De fascinatie voor tattoos en al wat (toen) underground was, was er al toen ik nog op de kunstschool zat, eind jaren 90. Maar de tijd en ikzelf waren nog niet rijp… Toen Maaike me in 2018 de kans bood om als leerling te starten, heb ik die echter dankbaar aanvaard.
Ondertussen had ik al wat andere watertjes doorzwommen:
- afgestudeerd en aan de slag gegaan als grafisch ontwerper en webdeveloper, eerst in loondienst en daarna als freelancer
- enkele jaren als IT-er en medeverhuizer bij RoSa
- zes jaar als procesbegeleider en communicatiemedewerker in de geestelijke gezondheidszorg bij Psyche (en de voorlopers van die organisatie)
- vele jaren van vrijwilligerswerk en activisme, o.a. bij Sea Shepherd (met enkele campagnes in Scandinavië) en recenter als dierenverzorger bij Forrest & Friends
- en nog veel meer jaren als verwoed lezer en zinzoeker, wereldverbeteraar, liefhebber van zware metalen en ondergrondse klanken, en kweker van een gevoel voor humor even zwart als zijn kledij.

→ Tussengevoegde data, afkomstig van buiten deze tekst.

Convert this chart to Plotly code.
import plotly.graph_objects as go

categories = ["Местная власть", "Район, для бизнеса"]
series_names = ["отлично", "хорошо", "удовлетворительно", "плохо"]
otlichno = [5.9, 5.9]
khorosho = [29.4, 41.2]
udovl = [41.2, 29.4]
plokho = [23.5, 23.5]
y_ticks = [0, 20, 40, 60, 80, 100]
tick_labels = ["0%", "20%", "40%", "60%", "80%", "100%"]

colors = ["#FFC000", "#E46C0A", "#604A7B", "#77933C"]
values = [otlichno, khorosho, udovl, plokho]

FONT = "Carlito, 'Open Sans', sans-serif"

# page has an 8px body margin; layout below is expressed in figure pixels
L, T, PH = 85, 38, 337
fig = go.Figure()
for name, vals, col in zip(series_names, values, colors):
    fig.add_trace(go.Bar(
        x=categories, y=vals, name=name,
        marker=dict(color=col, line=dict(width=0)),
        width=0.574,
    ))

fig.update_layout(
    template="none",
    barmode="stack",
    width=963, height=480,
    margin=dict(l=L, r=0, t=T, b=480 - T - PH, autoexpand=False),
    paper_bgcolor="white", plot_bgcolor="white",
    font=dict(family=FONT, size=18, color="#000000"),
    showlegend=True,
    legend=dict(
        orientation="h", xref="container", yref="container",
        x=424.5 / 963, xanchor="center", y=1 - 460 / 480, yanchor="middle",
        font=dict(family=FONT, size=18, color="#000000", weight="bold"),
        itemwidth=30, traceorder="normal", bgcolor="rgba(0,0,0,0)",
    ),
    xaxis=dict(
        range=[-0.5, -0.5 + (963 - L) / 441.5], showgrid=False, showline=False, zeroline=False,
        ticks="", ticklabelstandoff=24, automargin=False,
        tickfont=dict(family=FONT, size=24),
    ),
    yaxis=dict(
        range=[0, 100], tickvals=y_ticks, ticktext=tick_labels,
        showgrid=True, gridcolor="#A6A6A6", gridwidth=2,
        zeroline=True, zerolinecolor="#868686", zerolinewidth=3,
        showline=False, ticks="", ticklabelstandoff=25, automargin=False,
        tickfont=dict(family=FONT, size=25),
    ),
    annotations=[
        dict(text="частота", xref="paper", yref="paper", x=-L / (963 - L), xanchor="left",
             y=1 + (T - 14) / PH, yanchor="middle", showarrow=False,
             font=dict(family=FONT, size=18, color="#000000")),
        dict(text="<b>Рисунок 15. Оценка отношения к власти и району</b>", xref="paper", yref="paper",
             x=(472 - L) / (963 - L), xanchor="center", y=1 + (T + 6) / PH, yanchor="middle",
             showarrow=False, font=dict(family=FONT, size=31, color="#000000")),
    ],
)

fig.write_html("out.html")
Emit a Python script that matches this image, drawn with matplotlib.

Het is, kortom, allemaal heel anders gegaan dan het gepland was. Maar uiteindelijk kwam het allemaal wel samen in een discipline waarin al die zaken een plaats kunnen vinden.
In tijden van steeds extremere individualisering en vervreemding kan ik mensen een manier bieden om zich sterker te verankeren in een wereld (of subcultuur, of stam, of idee, …hoe je het ook noemen wilt).
Ik kan er mijn artistieke ei in kwijt, met alle reeds opgedane ervaring en verkregen focus, en persoonlijke interesses — laten we het “amplified history” noemen, zoals de fijne mensen van Heilung het samenvatten, met een flinke scheut humor en wat H.P. Lovecraft erbij (als Lovecraft een punker was geweest).
En ook de collega’s wereldverbeteraars mogen gerust zijn: ik werk nog steeds zo afvalvrij mogelijk, en 100% vegan.
Soms zeg ik weleens dat ik het tatoeëren bovendien vond wat ik als graficus miste: de mogelijkheid om lastige klanten af en toe pijn te doen. Maar dat was tot dusver altijd als grap bedoeld. Er zijn geen lastige klanten, en stoute kinderen vanaf 18 jaar zijn altijd welkom — sterker nog, de wereld kan er wel wat meer van gebruiken.
De keuze voor “Alverman” als alias lag dus voor de hand. Zie het als een verwijzing naar een wereld die we misschien wat te ver achter ons hebben gelaten. En als een bescheiden intentieverklaring.